# Work required:
Word for word, give the material below again, minus any images.

----------------

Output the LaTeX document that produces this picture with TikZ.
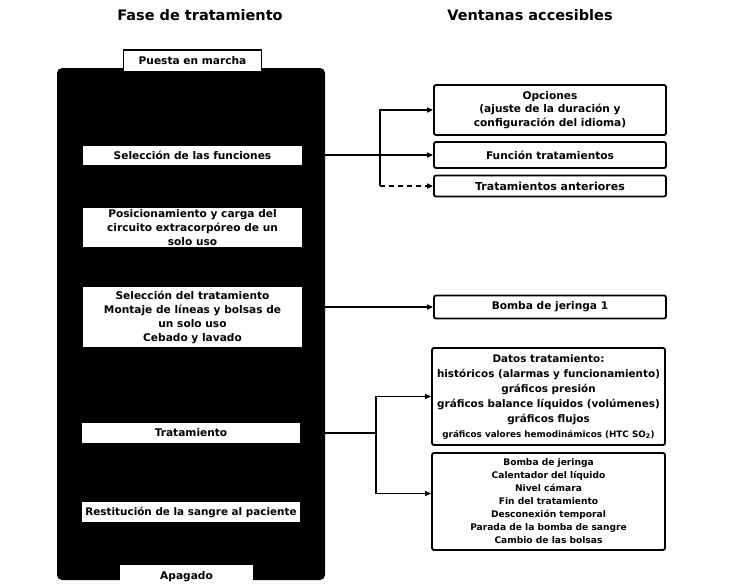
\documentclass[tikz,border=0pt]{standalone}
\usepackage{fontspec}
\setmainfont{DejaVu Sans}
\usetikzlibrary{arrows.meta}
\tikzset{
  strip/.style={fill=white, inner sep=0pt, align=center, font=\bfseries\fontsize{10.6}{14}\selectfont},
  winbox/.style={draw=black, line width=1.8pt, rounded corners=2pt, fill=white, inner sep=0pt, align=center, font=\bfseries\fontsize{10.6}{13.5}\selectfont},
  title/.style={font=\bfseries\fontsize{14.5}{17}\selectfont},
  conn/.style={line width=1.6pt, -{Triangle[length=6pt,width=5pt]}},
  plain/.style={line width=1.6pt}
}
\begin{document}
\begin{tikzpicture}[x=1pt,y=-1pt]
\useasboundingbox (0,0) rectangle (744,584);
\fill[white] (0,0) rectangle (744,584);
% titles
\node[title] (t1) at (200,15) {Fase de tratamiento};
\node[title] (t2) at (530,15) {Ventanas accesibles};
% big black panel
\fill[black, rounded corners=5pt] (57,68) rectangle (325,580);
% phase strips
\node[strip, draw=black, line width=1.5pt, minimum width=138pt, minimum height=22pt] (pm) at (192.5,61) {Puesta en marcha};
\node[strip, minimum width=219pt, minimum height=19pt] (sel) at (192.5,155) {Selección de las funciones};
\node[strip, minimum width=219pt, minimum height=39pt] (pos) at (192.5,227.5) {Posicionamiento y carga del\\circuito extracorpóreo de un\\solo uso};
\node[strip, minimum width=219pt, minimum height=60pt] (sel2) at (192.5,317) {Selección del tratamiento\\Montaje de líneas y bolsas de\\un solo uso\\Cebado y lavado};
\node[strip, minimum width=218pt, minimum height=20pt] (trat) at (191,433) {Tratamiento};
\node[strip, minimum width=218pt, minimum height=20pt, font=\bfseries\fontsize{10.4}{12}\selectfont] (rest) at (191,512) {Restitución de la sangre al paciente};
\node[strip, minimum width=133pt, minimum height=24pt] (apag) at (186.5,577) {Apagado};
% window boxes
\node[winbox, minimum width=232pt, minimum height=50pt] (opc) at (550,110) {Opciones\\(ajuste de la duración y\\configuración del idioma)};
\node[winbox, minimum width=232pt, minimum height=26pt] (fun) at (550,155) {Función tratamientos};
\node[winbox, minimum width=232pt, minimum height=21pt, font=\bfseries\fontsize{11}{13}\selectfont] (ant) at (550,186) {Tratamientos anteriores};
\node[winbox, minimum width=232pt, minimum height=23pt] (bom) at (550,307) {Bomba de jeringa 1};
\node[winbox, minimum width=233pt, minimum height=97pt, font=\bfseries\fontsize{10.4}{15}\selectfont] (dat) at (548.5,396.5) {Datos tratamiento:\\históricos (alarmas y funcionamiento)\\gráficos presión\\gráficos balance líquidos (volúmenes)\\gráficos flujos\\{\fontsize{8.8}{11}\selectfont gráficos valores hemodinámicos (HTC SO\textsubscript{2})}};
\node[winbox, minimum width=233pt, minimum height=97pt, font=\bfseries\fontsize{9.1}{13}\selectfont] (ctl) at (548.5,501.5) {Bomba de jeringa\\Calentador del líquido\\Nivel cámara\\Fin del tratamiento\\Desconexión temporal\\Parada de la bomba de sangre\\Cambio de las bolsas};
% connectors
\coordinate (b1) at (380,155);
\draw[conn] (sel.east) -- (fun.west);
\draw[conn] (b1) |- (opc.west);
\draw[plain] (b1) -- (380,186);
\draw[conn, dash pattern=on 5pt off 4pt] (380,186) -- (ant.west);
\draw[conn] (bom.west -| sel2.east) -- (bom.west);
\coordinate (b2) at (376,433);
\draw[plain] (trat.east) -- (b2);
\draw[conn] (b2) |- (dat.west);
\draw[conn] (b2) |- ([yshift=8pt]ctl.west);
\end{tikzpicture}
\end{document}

----------------

# Complete answer:
Output the LaTeX document that produces this picture with TikZ.
\documentclass[tikz,border=0pt]{standalone}
\usepackage{fontspec}
\setmainfont{DejaVu Sans}
\usetikzlibrary{arrows.meta}
\tikzset{
  strip/.style={fill=white, inner sep=0pt, align=center, font=\bfseries\fontsize{10.6}{14}\selectfont},
  winbox/.style={draw=black, line width=1.8pt, rounded corners=2pt, fill=white, inner sep=0pt, align=center, font=\bfseries\fontsize{10.6}{13.5}\selectfont},
  title/.style={font=\bfseries\fontsize{14.5}{17}\selectfont},
  conn/.style={line width=1.6pt, -{Triangle[length=6pt,width=5pt]}},
  plain/.style={line width=1.6pt}
}
\begin{document}
\begin{tikzpicture}[x=1pt,y=-1pt]
\useasboundingbox (0,0) rectangle (744,584);
\fill[white] (0,0) rectangle (744,584);
% titles
\node[title] (t1) at (200,15) {Fase de tratamiento};
\node[title] (t2) at (530,15) {Ventanas accesibles};
% big black panel
\fill[black, rounded corners=5pt] (57,68) rectangle (325,580);
% phase strips
\node[strip, draw=black, line width=1.5pt, minimum width=138pt, minimum height=22pt] (pm) at (192.5,61) {Puesta en marcha};
\node[strip, minimum width=219pt, minimum height=19pt] (sel) at (192.5,155) {Selección de las funciones};
\node[strip, minimum width=219pt, minimum height=39pt] (pos) at (192.5,227.5) {Posicionamiento y carga del\\circuito extracorpóreo de un\\solo uso};
\node[strip, minimum width=219pt, minimum height=60pt] (sel2) at (192.5,317) {Selección del tratamiento\\Montaje de líneas y bolsas de\\un solo uso\\Cebado y lavado};
\node[strip, minimum width=218pt, minimum height=20pt] (trat) at (191,433) {Tratamiento};
\node[strip, minimum width=218pt, minimum height=20pt, font=\bfseries\fontsize{10.4}{12}\selectfont] (rest) at (191,512) {Restitución de la sangre al paciente};
\node[strip, minimum width=133pt, minimum height=24pt] (apag) at (186.5,577) {Apagado};
% window boxes
\node[winbox, minimum width=232pt, minimum height=50pt] (opc) at (550,110) {Opciones\\(ajuste de la duración y\\configuración del idioma)};
\node[winbox, minimum width=232pt, minimum height=26pt] (fun) at (550,155) {Función tratamientos};
\node[winbox, minimum width=232pt, minimum height=21pt, font=\bfseries\fontsize{11}{13}\selectfont] (ant) at (550,186) {Tratamientos anteriores};
\node[winbox, minimum width=232pt, minimum height=23pt] (bom) at (550,307) {Bomba de jeringa 1};
\node[winbox, minimum width=233pt, minimum height=97pt, font=\bfseries\fontsize{10.4}{15}\selectfont] (dat) at (548.5,396.5) {Datos tratamiento:\\históricos (alarmas y funcionamiento)\\gráficos presión\\gráficos balance líquidos (volúmenes)\\gráficos flujos\\{\fontsize{8.8}{11}\selectfont gráficos valores hemodinámicos (HTC SO\textsubscript{2})}};
\node[winbox, minimum width=233pt, minimum height=97pt, font=\bfseries\fontsize{9.1}{13}\selectfont] (ctl) at (548.5,501.5) {Bomba de jeringa\\Calentador del líquido\\Nivel cámara\\Fin del tratamiento\\Desconexión temporal\\Parada de la bomba de sangre\\Cambio de las bolsas};
% connectors
\coordinate (b1) at (380,155);
\draw[conn] (sel.east) -- (fun.west);
\draw[conn] (b1) |- (opc.west);
\draw[plain] (b1) -- (380,186);
\draw[conn, dash pattern=on 5pt off 4pt] (380,186) -- (ant.west);
\draw[conn] (bom.west -| sel2.east) -- (bom.west);
\coordinate (b2) at (376,433);
\draw[plain] (trat.east) -- (b2);
\draw[conn] (b2) |- (dat.west);
\draw[conn] (b2) |- ([yshift=8pt]ctl.west);
\end{tikzpicture}
\end{document}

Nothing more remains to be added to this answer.